BELGIO + ITALIA


clicca per vedere il video Il cinema belga francofono è a Roma, con una rassegna di cinque giorni, per delineare la struttura di una collaborazione produttiva con l’Italia stabilita ufficialmente già l’anno scorso. Oggi, 23 ottobre, è previsto un incontro tra i due ministeri della Cultura alla presenza dei rappresentanti dei professionisti del settore. Domani invece ci sarà un incontro tra i produttori belgi e italiani e con i nostri distributori, al di fuori dei tempi stressanti dei Festival internazionali e del MIFED.
Intanto forse pochi sanno che il cinema italiano ha co-prodotto alcuni film con il Belgio, tra cui No Man’s Land (insieme alla Francia e alla Bosnia). Per il futuro, invece, c’è un progetto con la TEA NOVA, che ha prodotto Totò che visse due volte, il discusso e pluricensurato secondo film della coppia Ciprì e Maresco. La pellicola è un adattamento di un’opera letteraria belga, L’ombra del padre.
Non è un’iperbole affermare che ogni film di nazionalità belga (sia vallone che fiamminga) può essere considerato un prototipo. Varrebbe fare solo qualche nome: Jaco Van Dormael (Toto le héros, 1991), il terzetto di giovani e indipendentissimi studenti di cinema Belvaux-Poelverode-Bonzel (Il cameraman e l’assassino, 1992), Frédèric Fonteyne (Una relazione privata, 1999) o Marc-Henri Wajnberg (Oscar Niemeyer, architetto impegnato del secolo).
Pleure pas Germaine
Alla conferenza stampa di presentazione del festival, che si terrà Roma al Cinema Pasquino dal 24 al 28 ottobre prossimi, Andréa Ferreol e il regista Alain de Halleux (Pleure pas Germaine, 2000, film inedito in Italia che vedremo durante le cinque giornate di proiezioni) hanno usato termini precisi per qualificare una cinematografia che spesso è confusa con quella francese, ma che invece ha un’identità così precisa da divesificarla da quella belga vallone, benché della stessa nazionalità. La Ferreol (attrice francese molto attiva anche in Italia – ha lavorato con Ferreri, Rosi, Scola, Comencini, Cavani e Carlo Verdone – definisce il film che presenterà al Pasquino sabato 27, L’amour en suspens (2000), un’opera strana, piena d’amore e umanità, ma costantemente accompagnata da ambiguità e cattiveria. Halleux precisa ulteriormente che il cinema francofono è il più coraggioso tra quelli in lingua francese, e allo stesso tempo rifiuta di essere belga.

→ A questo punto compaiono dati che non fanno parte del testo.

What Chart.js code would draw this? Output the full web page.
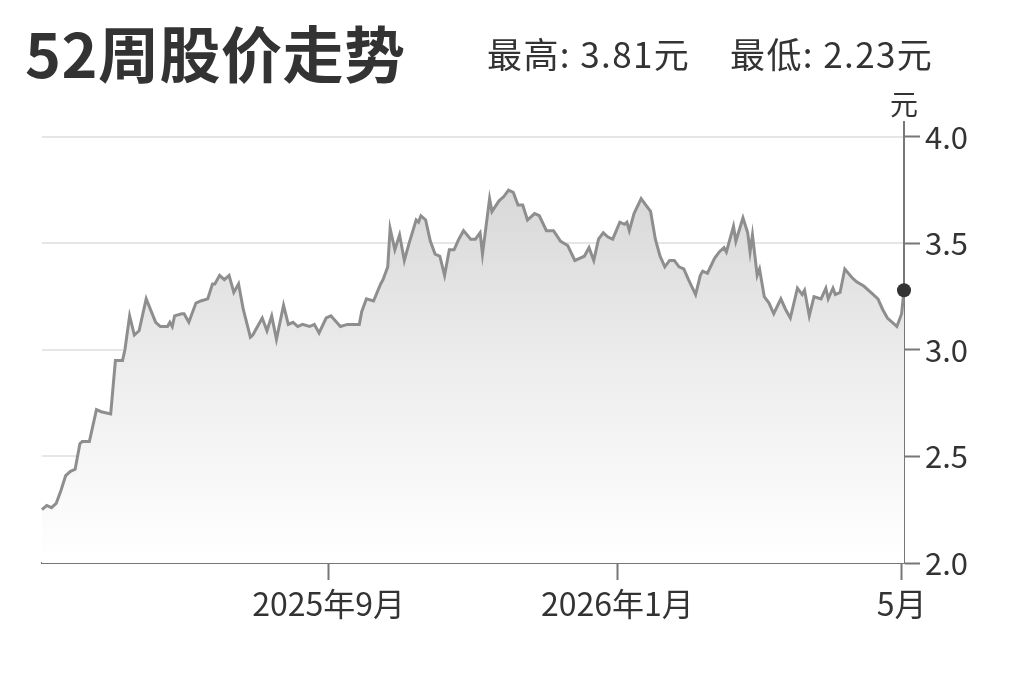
<!DOCTYPE html>
<html>
<head>
<meta charset="utf-8">
<script src="https://cdn.jsdelivr.net/npm/chart.js@4"></script>
<style>
  body { margin: 0; background: #fff; }
  #wrap { position: relative; width: 1023px; height: 682px; font-family: "Noto Sans CJK SC", "Noto Sans", sans-serif; color: #333; }
  #chart1 { position: absolute; left: 0; top: 0; }
  .txt { position: absolute; white-space: nowrap; line-height: 1; }
  #title { left: 25px; top: 21px; font-size: 61px; font-weight: 700; letter-spacing: 0.5px; }
  #hi { left: 487px; top: 35px; font-size: 35px; letter-spacing: 1.4px; }
  #lo { left: 730px; top: 35px; font-size: 35px; letter-spacing: 1.4px; }
  #unit { left: 890px; top: 89px; font-size: 28px; }
</style>
</head>
<body>
<div id="wrap">
  <canvas id="chart1" width="1023" height="682"></canvas>
  <div class="txt" id="title">52周股价走势</div>
  <div class="txt" id="hi">最高: 3.81元</div>
  <div class="txt" id="lo">最低: 2.23元</div>
  <div class="txt" id="unit">元</div>
</div>
<script>
  // days counted from the first day of the 52-week window
  var startDate = '2025-05-03';

  var dayNo = [
    0, 2, 4, 6, 8, 10, 12, 14, 16, 17,
    20, 23, 25, 29, 31, 34, 35, 37, 39, 41,
    44, 48, 50, 53, 54, 55, 56, 59, 60, 62,
    65, 67, 70, 72, 73, 75, 77, 79, 81, 83,
    85, 88, 89, 93, 95, 97, 99, 102, 104, 106,
    108, 110, 113, 115, 117, 120, 122, 126, 129, 134,
    135, 137, 140, 143, 144, 146, 147, 149, 151, 153,
    155, 158, 159, 160, 162, 164, 166, 168, 170, 172,
    174, 176, 178, 181, 183, 185, 186, 189, 190, 193,
    195, 197, 199, 201, 203, 205, 208, 210, 213, 216,
    219, 222, 225, 227, 229, 231, 233, 235, 237, 239,
    241, 244, 246, 247, 248, 250, 253, 255, 257, 259,
    261, 263, 265, 267, 269, 271, 273, 276, 278, 279,
    281, 284, 286, 288, 289, 292, 293, 296, 298, 299,
    300, 302, 303, 305, 307, 309, 312, 314, 316, 319,
    321, 322, 324, 326, 329, 331, 332, 334, 335, 337,
    339, 342, 344, 347, 350, 353, 355, 357, 360, 361,
    363, 364
  ];

  var prices = [
    2.25, 2.27, 2.26, 2.28, 2.34, 2.41, 2.43, 2.44, 2.56, 2.57,
    2.57, 2.72, 2.71, 2.70, 2.95, 2.95, 3.00, 3.16, 3.07, 3.09,
    3.24, 3.13, 3.11, 3.11, 3.13, 3.11, 3.16, 3.17, 3.17, 3.13,
    3.22, 3.23, 3.24, 3.31, 3.31, 3.35, 3.33, 3.35, 3.27, 3.31,
    3.19, 3.06, 3.07, 3.15, 3.09, 3.16, 3.05, 3.21, 3.12, 3.13,
    3.11, 3.12, 3.11, 3.12, 3.08, 3.15, 3.16, 3.11, 3.12, 3.12,
    3.18, 3.24, 3.23, 3.31, 3.33, 3.39, 3.57, 3.47, 3.54, 3.42,
    3.50, 3.61, 3.60, 3.63, 3.61, 3.51, 3.45, 3.44, 3.35, 3.47,
    3.47, 3.52, 3.56, 3.52, 3.52, 3.55, 3.45, 3.71, 3.65, 3.70,
    3.72, 3.75, 3.74, 3.68, 3.68, 3.61, 3.64, 3.63, 3.56, 3.56,
    3.51, 3.49, 3.42, 3.43, 3.44, 3.48, 3.42, 3.52, 3.55, 3.53,
    3.52, 3.60, 3.59, 3.60, 3.56, 3.64, 3.71, 3.68, 3.65, 3.52,
    3.44, 3.39, 3.42, 3.42, 3.39, 3.38, 3.33, 3.26, 3.35, 3.37,
    3.36, 3.43, 3.46, 3.48, 3.46, 3.58, 3.51, 3.62, 3.55, 3.46,
    3.54, 3.35, 3.38, 3.25, 3.22, 3.17, 3.24, 3.19, 3.15, 3.29,
    3.26, 3.28, 3.16, 3.25, 3.24, 3.29, 3.24, 3.29, 3.26, 3.27,
    3.38, 3.34, 3.32, 3.30, 3.27, 3.24, 3.19, 3.15, 3.12, 3.11,
    3.17, 3.28
  ];

  var monthDates = ['2025-09-01', '2026-01-01', '2026-05-01'];
  var monthLabels = ['2025年9月', '2026年1月', '5月'];
  var priceTicks = [2.0, 2.5, 3.0, 3.5, 4.0];

  function daysFromStart(d) {
    return Math.round((Date.parse(d) - Date.parse(startDate)) / 86400000);
  }
  var monthDays = monthDates.map(daysFromStart);
  var lastDay = dayNo[dayNo.length - 1];

  var points = dayNo.map(function(d, i) { return { x: d, y: prices[i] }; });
  var labelFont = { family: '"Noto Sans CJK SC", "Noto Sans", sans-serif', size: 31 };

  var ctx = document.getElementById('chart1').getContext('2d');

  var myChart = new Chart(ctx, {
    type: 'line',
    data: {
      datasets: [{
        data: points,
        borderColor: '#8e8e8e',
        borderWidth: 3,
        tension: 0,
        fill: 'start',
        backgroundColor: function(c) {
          var chart = c.chart;
          if (!chart.chartArea) return 'rgba(0,0,0,0)';
          var top = chart.scales.y.getPixelForValue(Math.max.apply(null, prices));
          var g = chart.ctx.createLinearGradient(0, top, 0, chart.chartArea.bottom);
          g.addColorStop(0, '#d8d8d8');
          g.addColorStop(0.5, '#eeeeee');
          g.addColorStop(1, '#ffffff');
          return g;
        },
        pointRadius: function(c) { return c.dataIndex === prices.length - 1 ? 7 : 0; },
        pointHoverRadius: 0,
        pointBackgroundColor: '#333',
        pointBorderColor: '#333',
        pointBorderWidth: 0,
        clip: false
      }]
    },
    options: {
      responsive: false,
      animation: false,
      events: [],
      layout: { padding: { top: 122, left: 42, right: 0, bottom: 0 } },
      plugins: {
        legend: { display: false },
        tooltip: { enabled: false }
      },
      scales: {
        x: {
          type: 'linear',
          min: 0,
          max: lastDay,
          afterBuildTicks: function(s) { s.ticks = monthDays.map(function(v) { return { value: v }; }); },
          afterFit: function(s) { s.height = 119; },
          ticks: {
            autoSkip: false,
            maxRotation: 0,
            padding: 5,
            color: '#333',
            font: { family: labelFont.family, size: 32 },
            callback: function(v, i) { return monthLabels[i]; }
          },
          grid: { drawOnChartArea: false, tickLength: 17, tickColor: '#777', tickWidth: 2 },
          border: { color: '#777', width: 2 }
        },
        y: {
          position: 'right',
          min: 2,
          max: 4.07,
          afterBuildTicks: function(s) { s.ticks = priceTicks.map(function(v) { return { value: v }; }); },
          afterFit: function(s) { s.width = 119; },
          ticks: {
            padding: 5,
            color: '#333',
            font: labelFont,
            callback: function(v) { return v.toFixed(1); }
          },
          grid: { drawOnChartArea: false, tickLength: 16, tickColor: '#777', tickWidth: 2 },
          border: { color: '#777', width: 2 }
        },
        yGrid: {
          position: 'right',
          min: 2,
          max: 4.07,
          z: 1,
          afterBuildTicks: function(s) { s.ticks = priceTicks.slice(1).map(function(v) { return { value: v }; }); },
          afterFit: function(s) { s.width = 0; },
          ticks: { display: false },
          grid: { color: '#e6e6e6', lineWidth: 2, drawTicks: false },
          border: { display: false }
        }
      }
    }
  });
</script>
</body>
</html>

Capace di mescolare più generi (documentario e realismo magico, surrealismo e duro realismo), consente ai suoi autori di esprimersi anarchicamente.
Per finire, per chi l’ha amato e si chiede che fine abbia fatto, vi segnaliamo che Jaco Van Dormael è tornato a fare il clown e sta girando con il suo spettacolo nei teatri belgi. In attesa di riuscire a trovare i soldi per il suo prossimo progetto, che sembra stia scrivendo ormai da un pezzo.